Step 7: Finally we can add in a line that changes based on the selection from a drop down. This drop down we can build as a Chartio Environment Variable in the dashboard and select the Company Name as the Filter. Then using the company filter in the filters box and selecting the maximum amount of payment for the specific company by adding the Amount column to the measures box and using the maximum aggregation.
In Step 6 we added the value of 1 to the statistics measures we found, and that was just to make sure the bar we were drawing had an appearance of the total height of the chart we are showing, so we will add the same type of column to layer 3 in our chart in the data pipeline using an “Add Column” step. Then joining to our other two layers on an outer join, and then ordering the columns again to make sure our Normal column is the last column to the right of our table we will have a Bar/Line Chart with 4 bars and 1 line. You can set the colors of the series in the settings screen of the chart to get the chart to appear how you desire.

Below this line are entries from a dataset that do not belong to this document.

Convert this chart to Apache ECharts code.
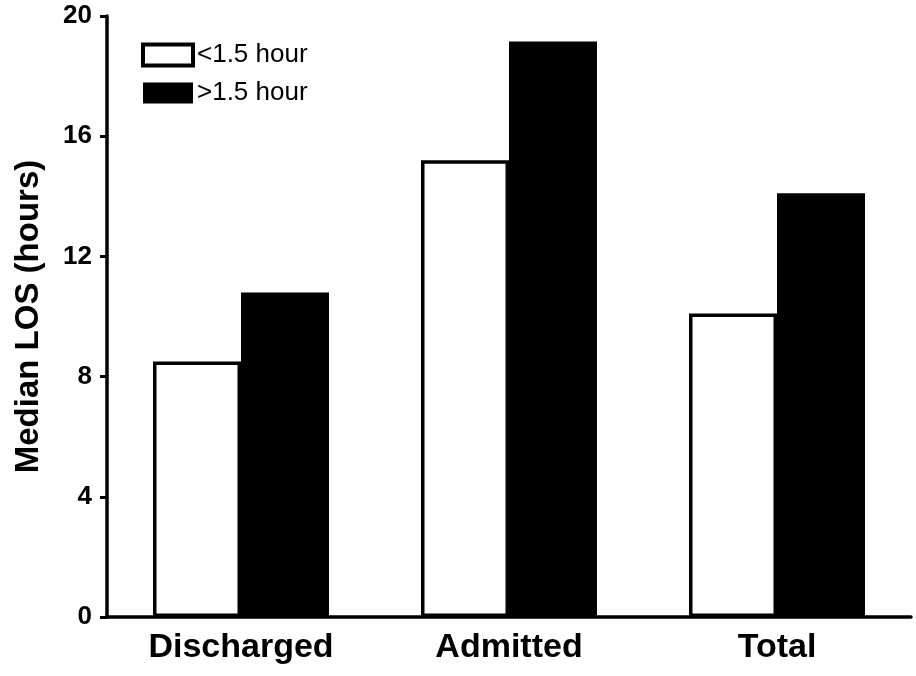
<!DOCTYPE html>
<html>
<head>
<meta charset="utf-8">
<script src="https://cdn.jsdelivr.net/npm/echarts@6/dist/echarts.min.js"></script>
<style>
html,body{margin:0;padding:0;background:#fff;}
#chart{width:916px;height:676px;}
</style>
</head>
<body>
<div id="chart"></div>
<script>
const categories = ['Discharged', 'Admitted', 'Total'];
const seriesNames = ['<1.5 hour', '>1.5 hour'];
const under15 = [8.5, 15.2, 10.1];
const over15 = [10.8, 19.15, 14.1];
const yTicks = {min: 0, max: 20, interval: 4};

const FONT = 'Arial, "Liberation Sans", sans-serif';
const chart = echarts.init(document.getElementById('chart'));
chart.setOption({
  animation: false,
  backgroundColor: '#fff',
  grid: {left: 107, right: 5, top: 16, bottom: 59, containLabel: false},
  legend: {
    orient: 'vertical',
    left: 136,
    top: 37,
    itemWidth: 50,
    itemHeight: 21,
    itemGap: 12,
    icon: 'rect',
    textStyle: {color: '#000', fontSize: 26, fontFamily: FONT, padding: [0,0,0,-1]},
    data: [
      {name: seriesNames[0], itemStyle: {color: '#fff', borderColor: '#000', borderWidth: 4}},
      {name: seriesNames[1], itemStyle: {color: '#000', borderColor: '#000', borderWidth: 0}}
    ]
  },
  xAxis: {
    type: 'category',
    data: categories,
    axisLine: {lineStyle: {color: '#000', width: 3.5}},
    axisTick: {alignWithLabel: true, length: 7, lineStyle: {color: '#000', width: 3}},
    axisLabel: {color: '#000', fontSize: 34, fontWeight: 'bold', fontFamily: FONT, margin: 14}
  },
  yAxis: {
    type: 'value',
    min: yTicks.min, max: yTicks.max, interval: yTicks.interval,
    name: 'Median LOS (hours)',
    nameLocation: 'middle',
    nameGap: 62,
    nameTextStyle: {color: '#000', fontSize: 33, fontWeight: 'bold', fontFamily: FONT},
    axisLine: {show: true, lineStyle: {color: '#000', width: 3.5}},
    axisTick: {show: true, length: 7, lineStyle: {color: '#000', width: 3}},
    axisLabel: {color: '#000', fontSize: 26, fontWeight: 'bold', fontFamily: FONT, margin: 15},
    splitLine: {show: false}
  },
  series: [
    {
      name: seriesNames[0], type: 'bar', data: under15,
      barWidth: 88, barGap: '0%',
      itemStyle: {color: '#fff', borderColor: '#000', borderWidth: 3.5}
    },
    {
      name: seriesNames[1], type: 'bar', data: over15,
      barWidth: 88, barGap: '0%',
      itemStyle: {color: '#000', borderColor: '#000', borderWidth: 3}
    }
  ]
});
</script>
</body>
</html>
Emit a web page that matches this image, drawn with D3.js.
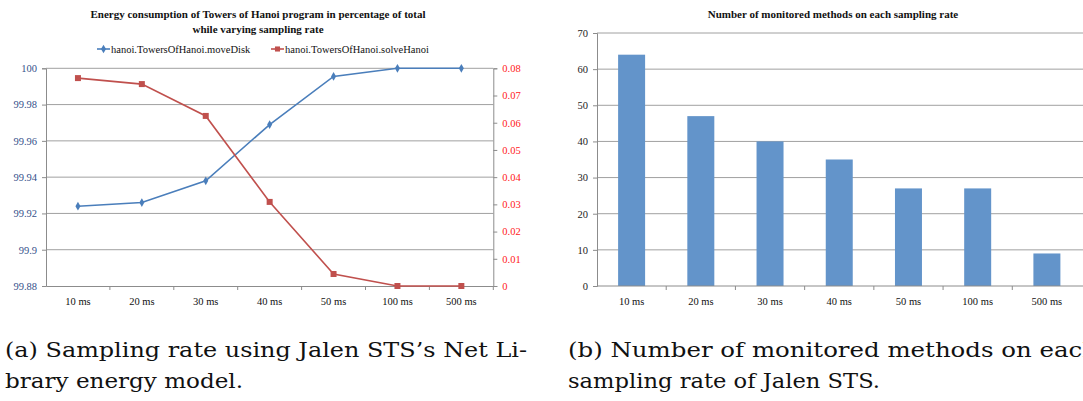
<!DOCTYPE html>
<html><head><meta charset="utf-8">
<script src="https://cdn.jsdelivr.net/npm/d3@7"></script>
<style>body{margin:0;background:#fff}svg{display:block}
.sf{font-family:"Liberation Serif","Times New Roman",Times,serif}</style>
</head><body>
<script>
const categories = ["10 ms","20 ms","30 ms","40 ms","50 ms","100 ms","500 ms"];
const moveDisk = [99.924, 99.926, 99.938, 99.969, 99.9955, 100, 100];
const solveHanoi = [0.0764, 0.0742, 0.0625, 0.0309, 0.0044, 0, 0];
const leftTicks = [99.88, 99.9, 99.92, 99.94, 99.96, 99.98, 100];
const rightTicks = [0, 0.01, 0.02, 0.03, 0.04, 0.05, 0.06, 0.07, 0.08];
const methodCounts = [64, 47, 40, 35, 27, 27, 9];
const barTicks = [0, 10, 20, 30, 40, 50, 60, 70];
const seriesNames = ["hanoi.TowersOfHanoi.moveDisk", "hanoi.TowersOfHanoi.solveHanoi"];
const titleA = ["Energy consumption of Towers of Hanoi program in percentage of total", "while varying sampling rate"];
const titleB = "Number of monitored methods on each sampling rate";
const captionA = ["(a) Sampling rate using Jalen STS\u2019s Net Li-", "brary energy model."];
const captionB = ["(b) Number of monitored methods on each", "sampling rate of Jalen STS."];

const W = 1083, H = 401;
const svg = d3.select("body").append("svg").attr("width", W).attr("height", H);
const SERIF = "Liberation Serif";
const grid = "#a0a0a0", axisC = "#8c8c8c";
const blue = "#4a7ebb", red = "#c0504d";
function sfont(sel, size, weight) {
  sel.attr("font-family", SERIF).style("font-family", "'Liberation Serif', serif")
     .style("font-size", size + "px").style("font-weight", weight || "normal");
}

// ---------- Chart A ----------
const xA = d3.scaleBand().domain(categories).range([46, 493.3]).padding(0);
const yL = d3.scaleLinear().domain([99.88, 100]).range([286, 68.3]);
const yR = d3.scaleLinear().domain([0, 0.08]).range([286, 68.3]);
const gA = svg.append("g");

gA.append("g").selectAll("line").data(leftTicks.slice(1)).join("line")
  .attr("x1", 46).attr("x2", 493.3).attr("y1", d => yL(d)).attr("y2", d => yL(d))
  .attr("stroke", grid).attr("stroke-width", 1);

const axL = gA.append("g").attr("transform", "translate(46,0)")
  .call(d3.axisLeft(yL).tickValues(leftTicks).tickSize(4).tickPadding(5).tickFormat(d => String(+d.toFixed(2))));
axL.attr("font-family", null);
axL.selectAll("text").attr("fill", "#34508a").call(sfont, 10.5);
const axR = gA.append("g").attr("transform", "translate(493.3,0)")
  .call(d3.axisRight(yR).tickValues(rightTicks).tickSize(4).tickPadding(5).tickFormat(d => String(+d.toFixed(2))));
axR.attr("font-family", null);
axR.selectAll("text").attr("fill", "#ff2020").call(sfont, 10.5);
const axXA = gA.append("g").attr("transform", "translate(0,286)")
  .call(d3.axisBottom(xA).tickSize(0).tickPadding(12));
axXA.attr("font-family", null);
axXA.selectAll("text").attr("fill", "#111").call(sfont, 10.5);
gA.append("g").selectAll("line").data(categories).join("line")
  .attr("x1", (d, i) => 46 + xA.bandwidth() * (i + 1)).attr("x2", (d, i) => 46 + xA.bandwidth() * (i + 1))
  .attr("y1", 286).attr("y2", 290).attr("stroke", axisC);
[axL, axR, axXA].forEach(a => { a.selectAll("path,line").attr("stroke", axisC); });

const cx = d => xA(d) + xA.bandwidth() / 2;
gA.append("path").datum(moveDisk).attr("fill", "none").attr("stroke", blue).attr("stroke-width", 1.6)
  .attr("d", d3.line().x((d, i) => cx(categories[i])).y(d => yL(d)));
gA.append("path").datum(solveHanoi).attr("fill", "none").attr("stroke", red).attr("stroke-width", 1.6)
  .attr("d", d3.line().x((d, i) => cx(categories[i])).y(d => yR(d)));
const diamond = d3.symbol().type(d3.symbolDiamond).size(22);
const square = d3.symbol().type(d3.symbolSquare).size(36);
gA.append("g").selectAll("path").data(moveDisk).join("path")
  .attr("transform", (d, i) => `translate(${cx(categories[i])},${yL(d)})`).attr("d", diamond).attr("fill", blue);
gA.append("g").selectAll("path").data(solveHanoi).join("path")
  .attr("transform", (d, i) => `translate(${cx(categories[i])},${yR(d)})`).attr("d", square).attr("fill", red);

// title A
gA.selectAll("text.title").data(titleA).join("text").attr("class", "title")
  .attr("x", 258).attr("y", (d, i) => 18 + i * 15).attr("text-anchor", "middle")
  .call(sfont, 11, "bold").attr("fill", "#111").text(d => d);

// legend A
const leg = [{x: 97, c: blue}, {x: 271, c: red}];
leg.forEach((l, i) => {
  const g = gA.append("g");
  g.append("line").attr("x1", l.x).attr("x2", l.x + 13).attr("y1", 49).attr("y2", 49).attr("stroke", l.c).attr("stroke-width", 1.6);
  g.append("path").attr("transform", `translate(${l.x + 6.5},49)`).attr("d", i ? d3.symbol().type(d3.symbolSquare).size(26)() : diamond()).attr("fill", l.c);
  g.append("text").attr("x", l.x + 14).attr("y", 52.5).call(sfont, 10.5).attr("fill", "#111").text(seriesNames[i]);
});

// ---------- Chart B ----------
const xB = d3.scaleBand().domain(categories).range([597, 1081.5]).padding(0);
const yB = d3.scaleLinear().domain([0, 70]).range([286, 33]);
const gB = svg.append("g");
gB.append("g").selectAll("line").data(barTicks.slice(1)).join("line")
  .attr("x1", 597).attr("x2", W).attr("y1", d => yB(d)).attr("y2", d => yB(d))
  .attr("stroke", grid).attr("stroke-width", 1);
const bw = xB.bandwidth() * 0.39;
gB.append("g").selectAll("rect").data(methodCounts).join("rect")
  .attr("x", (d, i) => xB(categories[i]) + xB.bandwidth() / 2 - bw / 2)
  .attr("width", bw).attr("y", d => yB(d)).attr("height", d => yB(0) - yB(d))
  .attr("fill", "#6394ca");
const axB = gB.append("g").attr("transform", "translate(597,0)")
  .call(d3.axisLeft(yB).tickValues(barTicks).tickSize(4).tickPadding(5));
axB.attr("font-family", null);
axB.selectAll("text").attr("fill", "#222").call(sfont, 10.5);
const axXB = gB.append("g").attr("transform", "translate(0,286)")
  .call(d3.axisBottom(xB).tickSize(0).tickPadding(12));
axXB.attr("font-family", null);
axXB.selectAll("text").attr("fill", "#111").call(sfont, 10.5);
axXB.select("path").attr("d", `M597,0H${W}`);
gB.append("g").selectAll("line").data(categories.slice(1)).join("line")
  .attr("x1", (d) => xB(d)).attr("x2", d => xB(d))
  .attr("y1", 286).attr("y2", 290).attr("stroke", axisC);
[axB, axXB].forEach(a => { a.selectAll("path,line").attr("stroke", axisC); });
gB.append("text").attr("x", 833).attr("y", 18).attr("text-anchor", "middle")
  .call(sfont, 11, "bold").attr("fill", "#111").text(titleB);

// ---------- Captions ----------
const capA = [{t: captionA[0], x: 5, y: 357, len: 522}, {t: captionA[1], x: 5, y: 388, len: 238}];
const capB = [{t: captionB[0], x: 568, y: 357, len: 530}, {t: captionB[1], x: 568, y: 388, len: 312}];
capA.concat(capB).forEach(c => {
  svg.append("text").attr("x", c.x).attr("y", c.y).attr("fill", "#111")
    .style("font-family", "'DejaVu Serif', serif").style("font-size", "21px")
    .attr("textLength", c.len).attr("lengthAdjust", "spacingAndGlyphs").text(c.t);
});
</script>
</body></html>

We have now taken a data set from our data tables and forced a normal curve on this data set, by assuming a totally normal distribution. We then applied some basic statistical metrics and finally added in an actual measure of one of our clients to find where in a normalized distribution this client would fall, if the client pool was a normally distributed population. Which is very rarely the case.